According to Twitter, “this commercialisation is being exploited by hostile actors”, making it difficult to spot where the messaging originated.

“The monetisation of misinformation risks further obscuring the commercially motivated domestic actors from foreign-supported ones, highlighting the need for a broad approach to tackling this issue.”

Artificial amplification of content, a common strategy used by disinformation campaigners, involved actions to make an account or concept more popular or controversial, sometimes through “inauthentic engagements” – effectively seeing legitimate users getting caught up in ‘fake’ discussions with state proxies.
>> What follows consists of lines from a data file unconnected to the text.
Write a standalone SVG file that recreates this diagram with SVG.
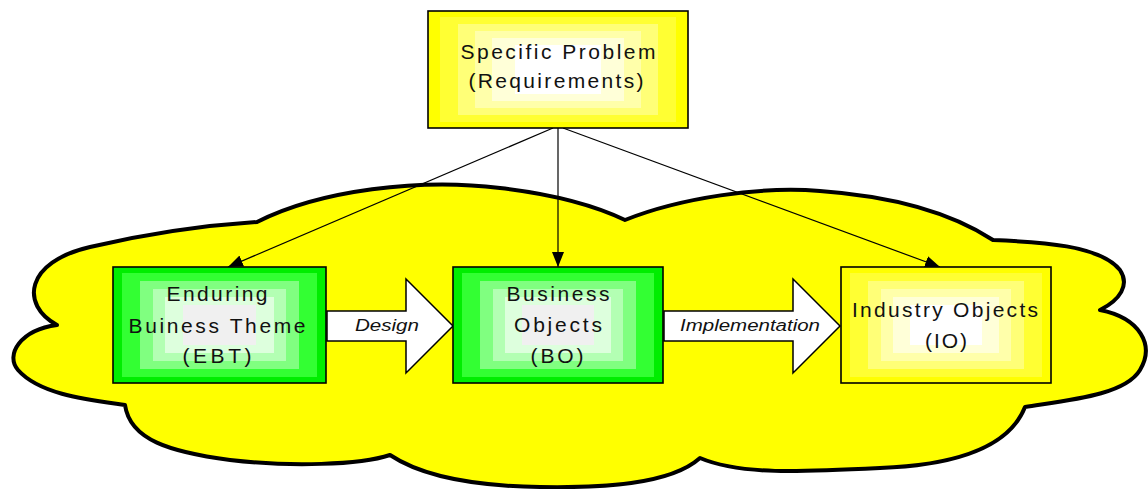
<svg xmlns="http://www.w3.org/2000/svg" width="1148" height="489" viewBox="0 0 1148 489">
<defs>
<style>
.t{font-family:"Liberation Sans",Arial,sans-serif;font-size:21px;fill:#111;text-anchor:middle}
.lbl{font-family:"Liberation Sans",Arial,sans-serif;font-size:16px;font-style:italic;fill:#111;text-anchor:middle}
.edge{fill:none;stroke:#000;stroke-width:1.2}
.frame{fill:none;stroke:#000;stroke-width:1.6}
.big{fill:#fff;stroke:#000;stroke-width:1.5;stroke-linejoin:miter}
.y0{fill:#ffff00}.y1{fill:#ffff33}.y2{fill:#ffff77}.y3{fill:#ffffaa}.y4{fill:#ffffd8}.y5{fill:#ffffff}
.g0{fill:#00ee00}.g1{fill:#33ff33}.g2{fill:#80ff80}.g3{fill:#b3ffb3}.g4{fill:#ddffdd}.g5{fill:#f0f0f0}
</style>
<marker id="ah" markerWidth="16" markerHeight="12" refX="15" refY="6" orient="auto" markerUnits="userSpaceOnUse">
<path d="M0,0 L15,6 L0,12 Z" fill="#000"/>
</marker>
</defs>

<g id="cloud">
<path d="M57,325 C20,305 25,262 90,247 C150,233 210,225 257,222 C320,190 420,178 500,188 C560,195 600,208 625,220 C680,198 760,186 820,191 C890,196 950,212 993,240 C1040,242 1100,245 1120,270 C1130,285 1120,300 1100,310 C1140,318 1155,345 1140,370 C1125,395 1070,400 1025,407 C1010,445 960,465 880,468 C800,472 740,475 700,458 C670,485 600,488 540,487 C470,486 420,475 390,455 C360,465 290,467 230,460 C170,452 130,440 125,405 C90,400 40,395 18,370 C5,355 20,330 57,325 Z" fill="#ffff00" stroke="#000" stroke-width="4" stroke-linejoin="round"/>
</g>

<g id="connectors">
<line class="edge" x1="553" y1="128" x2="228" y2="267" marker-end="url(#ah)"/>
<line class="edge" x1="558" y1="128" x2="558" y2="267" marker-end="url(#ah)"/>
<line class="edge" x1="563" y1="128" x2="940" y2="267" marker-end="url(#ah)"/>
<g id="design-arrow">
<path class="big" d="M327,311 L406,311 L406,279 L453,326 L406,373 L406,341 L327,341 Z"/>
<text class="lbl" x="387" y="331" textLength="64" lengthAdjust="spacingAndGlyphs">Design</text>
</g>
<g id="impl-arrow">
<path class="big" d="M664,311 L793,311 L793,279 L840,326 L793,373 L793,341 L664,341 Z"/>
<text class="lbl" x="750" y="331" textLength="140" lengthAdjust="spacingAndGlyphs">Implementation</text>
</g>
</g>

<g id="problem">
<rect class="y0" x="428" y="11" width="260" height="117"/>
<rect class="y1" x="440" y="17" width="236" height="105"/>
<rect class="y2" x="458" y="24" width="200" height="91"/>
<rect class="y3" x="475" y="31" width="166" height="77"/>
<rect class="y4" x="492" y="38" width="132" height="63"/>
<rect class="y5" x="515" y="45" width="86" height="49"/>
<rect class="frame" x="428" y="11" width="260" height="117"/>
<text class="t" x="558" y="59" textLength="195" lengthAdjust="spacing">Specific Problem</text>
<text class="t" x="556" y="88" textLength="175" lengthAdjust="spacing">(Requirements)</text>
</g>

<g id="ebt">
<rect class="g0" x="113" y="267" width="213" height="116"/>
<rect class="g1" x="122" y="273" width="195" height="104"/>
<rect class="g2" x="140" y="281" width="159" height="88"/>
<rect class="g3" x="153" y="289" width="133" height="72"/>
<rect class="g4" x="165" y="297" width="109" height="56"/>
<rect class="g5" x="183" y="305" width="73" height="40"/>
<rect class="frame" x="113" y="267" width="213" height="116"/>
<text class="t" x="217" y="301" textLength="101" lengthAdjust="spacing">Enduring</text>
<text class="t" x="217" y="333" textLength="177" lengthAdjust="spacing">Buiness Theme</text>
<text class="t" x="217" y="363" textLength="69" lengthAdjust="spacing">(EBT)</text>
</g>

<g id="bo">
<rect class="g0" x="453" y="267" width="210" height="116"/>
<rect class="g1" x="462" y="273" width="192" height="104"/>
<rect class="g2" x="480" y="281" width="156" height="88"/>
<rect class="g3" x="493" y="289" width="130" height="72"/>
<rect class="g4" x="505" y="297" width="106" height="56"/>
<rect class="g5" x="522" y="305" width="72" height="40"/>
<rect class="frame" x="453" y="267" width="210" height="116"/>
<text class="t" x="558" y="301" textLength="103" lengthAdjust="spacing">Business</text>
<text class="t" x="558" y="332" textLength="88" lengthAdjust="spacing">Objects</text>
<text class="t" x="557" y="363" textLength="53" lengthAdjust="spacing">(BO)</text>
</g>

<g id="io">
<rect class="y0" x="841" y="267" width="210" height="116"/>
<rect class="y1" x="850" y="273" width="192" height="104"/>
<rect class="y2" x="868" y="281" width="156" height="88"/>
<rect class="y3" x="881" y="289" width="130" height="72"/>
<rect class="y4" x="893" y="297" width="106" height="56"/>
<rect class="y5" x="910" y="305" width="72" height="40"/>
<rect class="frame" x="841" y="267" width="210" height="116"/>
<text class="t" x="945" y="317" textLength="186" lengthAdjust="spacing">Industry Objects</text>
<text class="t" x="946" y="348" textLength="42" lengthAdjust="spacing">(IO)</text>
</g>
</svg>
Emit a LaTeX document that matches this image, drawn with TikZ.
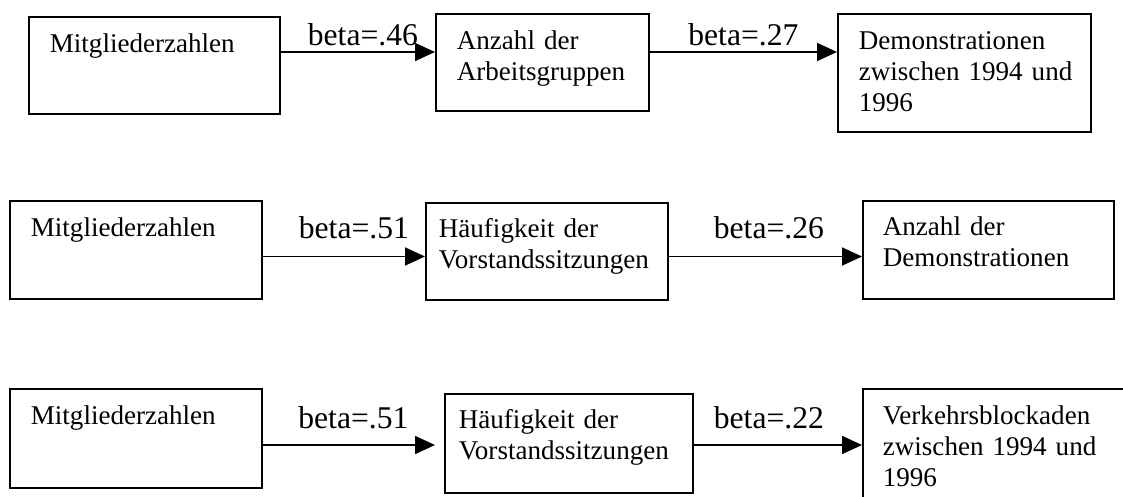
\documentclass[tikz,border=0pt]{standalone}
\usepackage{fontspec}
\setmainfont{Liberation Serif}
\usepackage{tikz}
\usetikzlibrary{arrows.meta}

\newcommand{\boxfont}{\fontsize{15.4}{17.4}\selectfont}
\newcommand{\betafont}{\fontsize{18}{20}\selectfont}

\tikzset{
box/.style={draw, line width=1pt, anchor=north west, align=left,
  inner ysep=0pt, inner xsep=0.42cm, text height=0.72cm, font=\boxfont},
betalbl/.style={font=\betafont, inner sep=0pt},
arr/.style={line width=1pt, -{Triangle[length=0.4cm,width=0.36cm]}}
}

\begin{document}
\begin{tikzpicture}
\useasboundingbox (0,0) rectangle (22.46,-9.94);

% The rows
\coordinate (r1) at (0,-1.04);
\coordinate (r2) at (0,-5.13);
\coordinate (r3) at (0,-8.90);

% First row
\node[box, text width=4.18cm, text depth=1.22cm] (a1) at (0.56,-0.32) {Mitgliederzahlen};
\node[box, text width=3.42cm, text depth=1.22cm] (a2) at (8.70,-0.26) {Anzahl der\\Arbeitsgruppen};
\node[box, text width=4.22cm, text depth=1.64cm] (a3) at (16.74,-0.26) {Demonstrationen\\\mbox{zwischen 1994 und}\\1996};

% Second row
\node[box, text width=4.20cm, text depth=1.24cm] (b1) at (0.18,-4.00) {Mitgliederzahlen};
\node[box, inner xsep=0.26cm, text width=4.32cm, text height=0.70cm, text depth=1.24cm] (b2) at (8.50,-4.04) {Häufigkeit der\\Vorstandssitzungen};
\node[box, inner xsep=0.40cm, text width=4.22cm, text height=0.70cm, text depth=1.26cm] (b3) at (17.24,-4.00) {Anzahl der\\Demonstrationen};

% Third row
\node[box, text width=4.20cm, text depth=1.26cm] (c1) at (0.18,-7.76) {Mitgliederzahlen};
\node[box, inner xsep=0.28cm, text width=4.40cm, text height=0.70cm, text depth=1.28cm] (c2) at (8.88,-7.86) {Häufigkeit der\\Vorstandssitzungen};
\node[box, inner xsep=0.40cm, text width=5.20cm, text depth=1.88cm] (c3) at (17.24,-7.76) {Verkehrsblockaden\\\mbox{zwischen 1994 und}\\1996};

% The paths
\draw[arr] (a1.east |- r1) -- (a2.west |- r1) node[betalbl, midway, above=0.1cm, xshift=0.1cm] {beta=.46};
\draw[arr] (a2.east |- r1) -- (a3.west |- r1) node[betalbl, midway, above=0.1cm] {beta=.27};
\draw[arr] (b1.east |- r2) -- (b2.west |- r2) node[betalbl, midway, above=0.34cm, xshift=0.2cm] {beta=.51};
\draw[arr] (b2.east |- r2) -- (b3.west |- r2) node[betalbl, midway, above=0.34cm, xshift=0.07cm] {beta=.26};
\draw[arr, shorten >=0.18cm] (c1.east |- r3) -- (c2.west |- r3) node[betalbl, midway, above=0.3cm] {beta=.51};
\draw[arr] (c2.east |- r3) -- (c3.west |- r3) node[betalbl, midway, above=0.3cm, xshift=-0.18cm] {beta=.22};
\end{tikzpicture}
\end{document}
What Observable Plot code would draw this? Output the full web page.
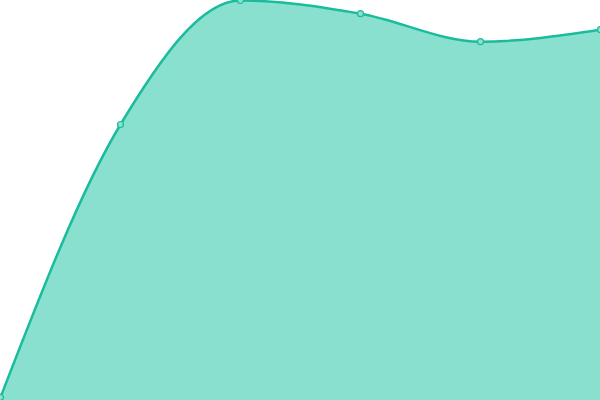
<!DOCTYPE html>
<html>
<head>
<meta charset="utf-8">
<script src="https://cdn.jsdelivr.net/npm/d3@7"></script>
<script src="https://cdn.jsdelivr.net/npm/@observablehq/plot@0.6"></script>
<style>
html, body { margin: 0; padding: 0; background: #fff; }
#chart svg { display: block; }
</style>
</head>
<body>
<div id="chart"></div>
<script>
const xs = [0, 1, 2, 3, 4, 5];
const values = [8, 690, 1000, 967, 897, 927];
const data = xs.map((x, i) => ({x, y: values[i]}));

const chart = Plot.plot({
  width: 600,
  height: 400,
  margin: 0,
  x: {domain: [0, 5], axis: null},
  y: {domain: [0, 1000], axis: null},
  marks: [
    Plot.areaY(data, {x: "x", y: "y", curve: "monotone-x", fill: "#89e0ce"}),
    Plot.lineY(data, {x: "x", y: "y", curve: "monotone-x", stroke: "#1abc9c", strokeWidth: 2.5}),
    Plot.dot(data, {x: "x", y: "y", r: 3, fill: "#8ce0cd", stroke: "#1abc9c", strokeWidth: 1.2})
  ]
});
document.getElementById("chart").appendChild(chart);
</script>
</body>
</html>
This more coordinated method was marked by efforts to artificially influence conversations, use multiple, often deceptive fake accounts, or a combination of both, Twitter observed.

Tracking state-backed activity

Amping up its efforts to detect and remove fake news content, since 2018, Twitter said it was providing “greater clarity on state-backed foreign information operations” and suspect content being removed from the service.

Twitter has since created a comprehensive archive of tweets and media that have been flagged as state-backed operations.

“The archive is the largest of its kind in the industry, and now includes more than 160 million Tweets and more than eight terabytes of media,” Twitter said.

In a fast-changing social media landscape, Twitter noted that foreign interference was an unavoidable part of a globalised communications landscape.

“While the activity may be visible on social media, it is just one part of the information ecosystem,” the submission said.

“A response that looks at what happens on social media in isolation risks neglecting the wider challenge posed by foreign information operations.”

Recently, in response to growing concerns around the spread of misinformation at the top levels of government, Twitter also took steps to label some tweets involving US President Donald Trump with a notification informing users that he had “violated the service’s policy against abusive behavior (sic)”.

The company said it had also taken steps to remove paid political advertising.